Amitín dirige una imaginativa vuelta de tuerca sobre Gogol
"Rapsodia provinciana", versión libre, por David Amitín, de "El inspector", de Gogol. Intérpretes: Daniel Toppino, Jorge Ochoa, J. P. Reguerraz, Patricia Gilmour y otros. Escenografía y vestuario: María Julia Bertotto. Iluminación: Alfredo Morelli. Música: Martín Pavlovsky. En El Portón de Sánchez, Sánchez de Bustamante 1034, viernes y sábados, a las 20.30.
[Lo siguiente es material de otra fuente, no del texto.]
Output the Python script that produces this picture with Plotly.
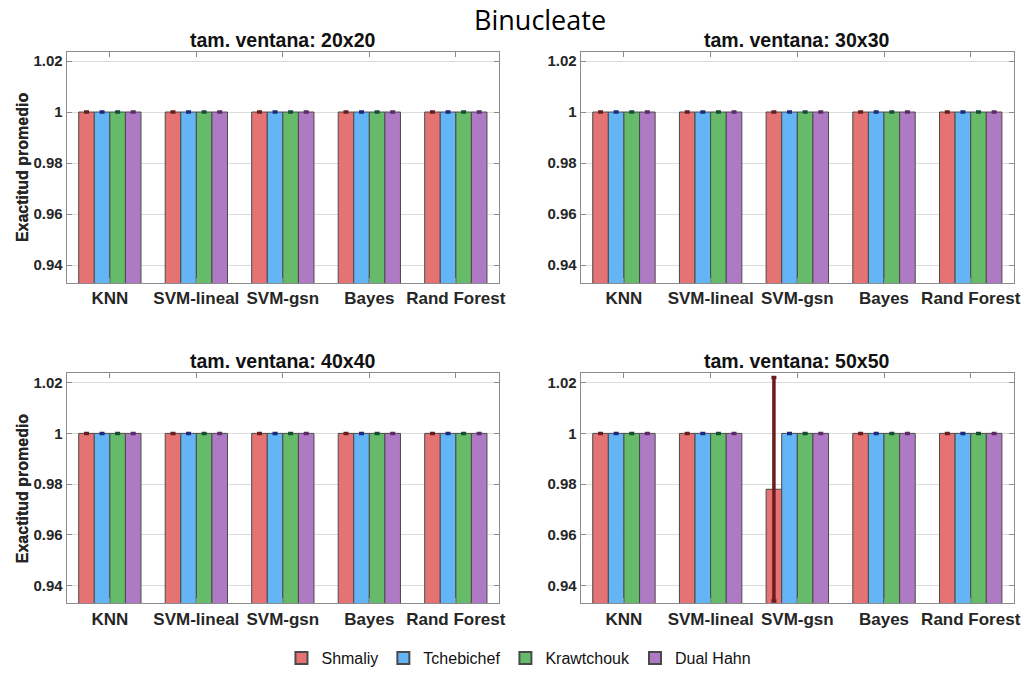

Nuestra opinión: muy bueno.
Desde su estreno, el 19 de abril de 1836, "El inspector", de Nikolai Gogol (1809-1852), no ha cesado de representarse a través de los años y en todos los idiomas. Tan sólo en Buenos Aires, y en el lapso de un año y medio, han podido verse tres producciones: la muy aparatosa del San Martín, dirigida por Villanueva Cosse, la de Héctor Sandro y esta de Amitín.
Y se entiende: no es tan sólo una comedia costumbrista que satiriza los vicios de la burocracia rusa en tiempos de los zares (igual a cualquier otra burocracia, en todo tiempo y lugar), sino también de una aguda observación sobre la no menos perdurable naturaleza humana. Sus personajes son tan codiciosos, atolondrados y ridículos como cualquiera, a poco que el hombre pudiese verse con cierta objetividad; la mirada de Gogol (en cuyo haber figuran obras maestras como "Las almas muertas", "La nariz" y "El abrigo") no está, sin embargo, exenta de compasión, y en el fondo de sus ironías queda siempre el regusto melancólico de lo que pudo ser mejor y no cuajó, por desidia o por inercia. Baste saber que tras el estreno de "El inspector", frente a la airada reacción de los que se sintieron aludidos, Gogol debió exiliarse durante doce años en Roma, hasta 1848.
No es el caso de insistir nuevamente en la divertidísima anécdota del supuesto inspector enviado de San Petersburgo para investigar la conducta de los funcionarios en una pequeña ciudad de provincia, y que es en realidad un botarate y un pillo -para colmo, de vuelo muy bajo- que se aprovecha de las debilidades de otros pequeños canallas, iguales a él. O peores, porque supuestamente deberían estar al servicio de los ciudadanos, y no al revés.
Metáforas visuales
A lo largo de una distinguida carrera, David Amitín ha probado, reiteradamente, ser un director minucioso e imaginativo. Aquí vuelve a trabajar con la talentosa escenógrafa y vestuarista María Julia Bertotto y, tal como lo hicieron en la memorable versión de "Bartleby", ambos crean metáforas visuales de gran poder expresivo, como ese perchero que no sólo sirve de cobijo a los aterrados burócratas sino que también se convierte en un personaje participante en la acción, adquiriendo una entidad casi -aterradoramente- humana. Y basta la primera escena, con los funcionarios entregados a una eterna siesta (evocadora de una secuencia parecida, en la versión de Amitín, años atrás, de "Memorias del subsuelo" de Dostoievski), para señalar la habilidad con que el director ubica directamente al público dentro de la atmósfera de rutina y abulia, de tedio provinciano, también pintada, medio siglo después, por Chejov.
La dirección ha logrado, asimismo, algo que rara vez ocurre en un escenario porteño: la homogeneidad del elenco, en el que sería injusto destacar un trabajo sobre otro porque todos son de una notable calidad. Sometidos a un agotador torneo de destreza física y vocal, con implacable precisión en el ritmo exigido, los actores merecen, como el equipo todo, el aplauso entusiasta que los recompensa.